Deep Learning for Natural Language Processing (NLP)

1. Introduction

Deep Learning has revolutionized the field of Natural Language Processing (NLP) by enabling the development of models that can understand, generate, and manipulate human language at an unprecedented level of accuracy. This lesson aims to provide a comprehensive overview of how deep learning is applied in NLP.

2. Key Concepts

2.1 Natural Language Processing (NLP)

NLP is a field of artificial intelligence that focuses on the interaction between computers and humans through natural language. The goal is to enable computers to understand, interpret, and generate human language in a valuable way.

2.2 Deep Learning

Deep Learning is a subset of machine learning that uses neural networks with many layers (deep neural networks) to learn from large amounts of data. It is particularly effective in tasks such as image recognition, speech recognition, and NLP.

3. Deep Learning Models for NLP

3.1 Recurrent Neural Networks (RNN)

RNNs are capable of processing sequences of data by maintaining a memory of previous inputs. They are particularly useful for tasks like language modeling and machine translation.

3.2 Long Short-Term Memory Networks (LSTM)

LSTMs are a special kind of RNN that are capable of learning long-term dependencies, making them suitable for tasks where context is crucial.

3.3 Transformers

Transformers are state-of-the-art architectures that utilize self-attention mechanisms to process sequences. They have led to significant advancements in NLP tasks.

Example: The BERT model is based on the Transformer architecture and has achieved remarkable results on various NLP benchmarks.

4. Data Preprocessing

Preprocessing text data is crucial for the performance of NLP models. The following steps are typically involved:

Tokenization: Splitting text into individual words or tokens.

Normalization: Lowercasing, removing punctuation, and stemming or lemmatization.

Vectorization: Converting tokens into numerical representations (e.g., word embeddings).

Note: Preprocessing steps can vary based on the NLP task and model being used.

5. Model Training

Training a deep learning model for NLP involves several steps:

Define the model architecture (e.g., LSTM, Transformer).

Compile the model with an appropriate optimizer and loss function.

Fit the model to training data, using a validation set to monitor performance.

5.1 Example Code

import tensorflow as tf
from tensorflow.keras.models import Sequential
from tensorflow.keras.layers import LSTM, Dense, Embedding

model = Sequential()
model.add(Embedding(input_dim=10000, output_dim=128))
model.add(LSTM(64, return_sequences=True))
model.add(Dense(1, activation='sigmoid'))
model.compile(loss='binary_crossentropy', optimizer='adam', metrics=['accuracy'])

6. Best Practices

To achieve optimal results in deep learning for NLP:

Experiment with different architectures and hyperparameters.

Utilize pre-trained models when possible to save time and resources.

Regularly evaluate your model on a validation dataset to prevent overfitting.

7. FAQ

What is the difference between RNN and LSTM?

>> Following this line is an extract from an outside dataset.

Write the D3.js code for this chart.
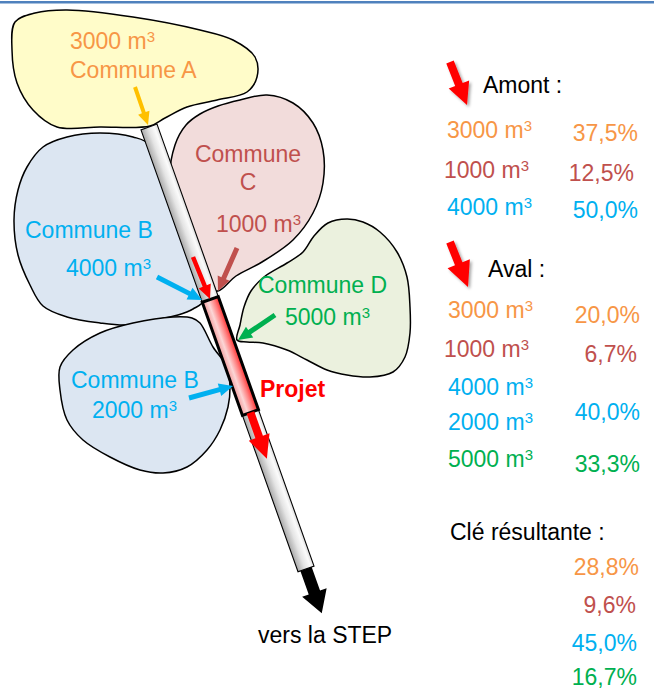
<!DOCTYPE html>
<html><head><meta charset="utf-8">
<script src="https://cdn.jsdelivr.net/npm/d3@7"></script>
<style>
body{margin:0;background:#fff}
svg{display:block}
text{font-family:"Liberation Sans",Arial,Helvetica,sans-serif}
</style>
</head><body>
<svg id="c" width="654" height="690"></svg>
<script>
// ---------------- DATA ----------------
const communes = ["Commune A", "Commune B", "Commune C", "Commune D", "Commune B"];
const communeVolumes = [3000, 4000, 1000, 5000, 2000];
const amontVolumes = [3000, 1000, 4000];
const amontCommunes = ["Commune A", "Commune C", "Commune B"];
const amontKeys = ["37,5%", "12,5%", "50,0%"];
const avalVolumes = [3000, 1000, 4000, 2000, 5000];
const avalCommunes = ["Commune A", "Commune C", "Commune B", "Commune B", "Commune D"];
const avalKeys = ["20,0%", "6,7%", "40,0%", "33,3%"];
const avalKeyCommunes = ["Commune A", "Commune C", "Commune B", "Commune D"];
const cleResultante = ["28,8%", "9,6%", "45,0%", "16,7%"];
const cleCommunes = ["Commune A", "Commune C", "Commune B", "Commune D"];
const titles = ["Amont :", "Aval :", "Clé résultante :"];
const projetLabel = "Projet";
const stepLabel = "vers la STEP";

// ---------------- SCALES / STYLE ----------------
const color = d3.scaleOrdinal()
  .domain(["Commune A", "Commune B", "Commune C", "Commune D"])
  .range(["#f79646", "#00b0f0", "#c0504d", "#00b050"]);
const blobFill = d3.scaleOrdinal()
  .domain(["Commune A", "Commune B", "Commune C", "Commune D"])
  .range(["#fffcc9", "#dce6f2", "#f2dcdb", "#ebf1de"]);
const arrowColor = d3.scaleOrdinal()
  .domain(["Commune A", "Commune B", "Commune C", "Commune D"])
  .range(["#ffc000", "#00b0f0", "#c0504d", "#00b050"]);
const FS = 23;
const vol = v => String(v) + " m";

const svg = d3.select("#c");
const defs = svg.append("defs");

const pg = defs.append("linearGradient").attr("id", "pipeGrad").attr("x1", 0).attr("x2", 1).attr("y1", 0).attr("y2", 0);
[[0, "#a9a9a9"], [0.45, "#e4e4e4"], [0.8, "#fbfbfb"], [1, "#dcdcdc"]].forEach(s => pg.append("stop").attr("offset", s[0]).attr("stop-color", s[1]));
const rg = defs.append("linearGradient").attr("id", "projGrad").attr("x1", 0).attr("x2", 1).attr("y1", 0).attr("y2", 0);
[[0, "#f39a9a"], [0.35, "#fcd6d6"], [0.7, "#ff8080"], [1, "#ff2a2a"]].forEach(s => rg.append("stop").attr("offset", s[0]).attr("stop-color", s[1]));
const sh = defs.append("filter").attr("id", "shadow").attr("x", "-50%").attr("y", "-50%").attr("width", "200%").attr("height", "200%");
sh.append("feDropShadow").attr("dx", 2).attr("dy", 2).attr("stdDeviation", 1.6).attr("flood-color", "#000").attr("flood-opacity", 0.35);

// top rule
svg.append("rect").attr("x", 0).attr("y", 1).attr("width", 654).attr("height", 2.5).attr("fill", "#4f81bd");

// ---------------- BLOBS ----------------
const blobLine = d3.line().curve(d3.curveCatmullRomClosed.alpha(0.5));
const blobs = [
  {c: "Commune A", pts: [[15,22],[35,13],[67,10],[133,17],[200,30],[233,40],[255,57],[257,77],[247,92],[217,100],[187,107],[165,118],[150,126],[100,127],[57,127],[33,110],[17,83],[12,50]]},
  {c: "Commune B", pts: [[43,147],[67,137],[100,133],[133,137],[150,145],[168,200],[190,260],[204,300],[193,309],[178,315],[155,320],[127,325],[100,323],[67,317],[43,306],[30,285],[18,255],[14,220],[18,190],[27,167]]},
  {c: "Commune B", pts: [[60,367],[73,350],[100,333],[133,323],[173,317],[192,318],[200,323],[213,347],[227,367],[230,387],[228,407],[220,430],[207,450],[187,467],[163,473],[140,470],[110,457],[83,440],[67,420],[60,390]]},
  {c: "Commune C", pts: [[170,180],[175,145],[186,125],[200,114],[218,106],[240,100],[267,95],[293,103],[313,123],[323,150],[323,183],[313,213],[293,240],[262,262],[236,276],[218,291],[206,286],[187,240]]},
  {c: "Commune D", pts: [[237,340],[240,325],[244,307],[251,291],[264,277],[287,263],[303,252],[314,236],[328,223],[347,219],[363,222],[380,232],[397,252],[407,277],[410,307],[410,333],[405,357],[393,372],[370,377],[347,375],[327,370],[307,360],[287,350],[263,343],[247,342]]}
];
svg.append("g").selectAll("path").data(blobs).join("path")
  .attr("d", d => blobLine(d.pts))
  .attr("fill", d => blobFill(d.c))
  .attr("stroke", "#000").attr("stroke-width", 1.5).attr("stroke-linejoin", "round");

// ---------------- ARROW HELPER ----------------
function arrowPts(x0, y0, x1, y1, sw, hw, hl) {
  const dx = x1 - x0, dy = y1 - y0, L = Math.hypot(dx, dy);
  const ux = dx / L, uy = dy / L, px = -uy, py = ux;
  const bx = x1 - ux * hl, by = y1 - uy * hl;
  return [
    [x0 + px * sw / 2, y0 + py * sw / 2],
    [bx + px * sw / 2, by + py * sw / 2],
    [bx + px * hw / 2, by + py * hw / 2],
    [x1, y1],
    [bx - px * hw / 2, by - py * hw / 2],
    [bx - px * sw / 2, by - py * sw / 2],
    [x0 - px * sw / 2, y0 - py * sw / 2]
  ];
}
const poly = d3.line();
function arrow(g, x0, y0, x1, y1, sw, hw, hl, fill) {
  return g.append("path").attr("d", poly(arrowPts(x0, y0, x1, y1, sw, hw, hl)) + "Z").attr("fill", fill);
}

// ---------------- PIPE ----------------
const pipeLen = 469, pipeW = 17;
const pipe = svg.append("g").attr("transform", "translate(149,127) rotate(-19.56)");
pipe.append("rect").attr("x", -pipeW / 2).attr("y", 0).attr("width", pipeW).attr("height", pipeLen)
  .attr("fill", "url(#pipeGrad)").attr("stroke", "#000").attr("stroke-width", 1.1);
pipe.append("rect").attr("x", -pipeW / 2).attr("y", 183).attr("width", pipeW).attr("height", 120)
  .attr("fill", "url(#projGrad)").attr("stroke", "#000").attr("stroke-width", 3);
arrow(pipe, 0, 303, 0, 352, 8, 22, 23, "#ff0000");
arrow(pipe, 0, pipeLen, 0, 516, 12, 26, 22, "#000");

// ---------------- COMMUNE ARROWS ----------------
const ag = svg.append("g");
arrow(ag, 135, 87, 148, 125, 4, 12, 13, arrowColor("Commune A"));
arrow(ag, 237, 248, 218, 291, 5, 13, 14, arrowColor("Commune C"));
arrow(ag, 157, 277, 202, 300, 5, 13, 14, arrowColor("Commune B"));
arrow(ag, 193, 257, 210, 299, 4.5, 13, 14, "#ff0000");
arrow(ag, 275, 315, 238, 340, 5, 13, 14, arrowColor("Commune D"));
arrow(ag, 189, 398, 233, 386, 5, 13, 14, arrowColor("Commune B"));

// ---------------- TEXT HELPERS ----------------
function volText(g, x, y, v, fill, anchor) {
  const t = g.append("text").attr("x", x).attr("y", y).attr("font-size", FS).attr("fill", fill)
    .attr("text-anchor", anchor || "start");
  t.append("tspan").text(vol(v));
  t.append("tspan").attr("font-size", 15).attr("dy", -7).text("3");
  return t;
}
function txt(g, x, y, s, fill, anchor, weight) {
  return g.append("text").attr("x", x).attr("y", y).attr("font-size", FS).attr("fill", fill)
    .attr("text-anchor", anchor || "start").attr("font-weight", weight || "normal").text(s);
}

const tg = svg.append("g");
// Commune A
volText(tg, 70, 49, communeVolumes[0], color(communes[0]));
txt(tg, 70, 78, communes[0], color(communes[0]));
// Commune C
txt(tg, 248, 162, communes[2].split(" ")[0], color(communes[2]), "middle");
txt(tg, 248, 190, communes[2].split(" ")[1], color(communes[2]), "middle");
volText(tg, 216, 232, communeVolumes[2], color(communes[2]));
// Commune B (upper)
txt(tg, 25, 238, communes[1], color(communes[1]));
volText(tg, 66, 276, communeVolumes[1], color(communes[1]));
// Commune D
txt(tg, 258, 293, communes[3], color(communes[3]));
volText(tg, 285, 325, communeVolumes[3], color(communes[3]));
// Commune B (lower)
txt(tg, 71, 388, communes[4], color(communes[4]));
volText(tg, 92, 418, communeVolumes[4], color(communes[4]));
// Projet / STEP
txt(tg, 260, 397, projetLabel, "#ff0000", "start", "bold");
txt(tg, 258, 643, stepLabel, "#000");

// ---------------- RIGHT PANEL ----------------
const rp = svg.append("g");
const legArrows = rp.append("g").attr("filter", "url(#shadow)");
arrow(legArrows, 450, 62, 467, 105, 8, 22, 22, "#ff0000");
arrow(legArrows, 450, 242, 468, 287, 8, 24, 25, "#ff0000");
txt(rp, 483, 93, titles[0], "#000");
txt(rp, 488, 277, titles[1], "#000");
txt(rp, 450, 540, titles[2], "#000");

const amontY = [138, 178, 215], amontX = [447, 444, 447], amontPX = [638, 634, 638];
amontVolumes.forEach((v, i) => {
  volText(rp, amontX[i], amontY[i], v, color(amontCommunes[i]));
  txt(rp, amontPX[i], amontY[i] + 3, amontKeys[i], color(amontCommunes[i]), "end");
});
const avalY = [318, 357, 395, 430, 467], avalX = [448, 444, 448, 448, 448];
avalVolumes.forEach((v, i) => volText(rp, avalX[i], avalY[i], v, color(avalCommunes[i])));
const avalPY = [323, 362, 420, 472], avalPX = [640, 637, 640, 640];
avalKeys.forEach((k, i) => txt(rp, avalPX[i], avalPY[i], k, color(avalKeyCommunes[i]), "end"));
const cleY = [575, 613, 651, 685], clePX = [639, 636, 637, 637];
cleResultante.forEach((k, i) => txt(rp, clePX[i], cleY[i], k, color(cleCommunes[i]), "end"));
</script>
</body></html>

RNNs can have difficulty learning long-term dependencies due to vanishing gradients, while LSTMs are designed to remember information for longer periods.

Why are Transformers preferred over RNNs for NLP?

Transformers handle long-range dependencies better and allow for parallel processing, leading to faster training times.

What are word embeddings?

Word embeddings are dense vector representations of words that capture semantic meanings, allowing models to understand context better.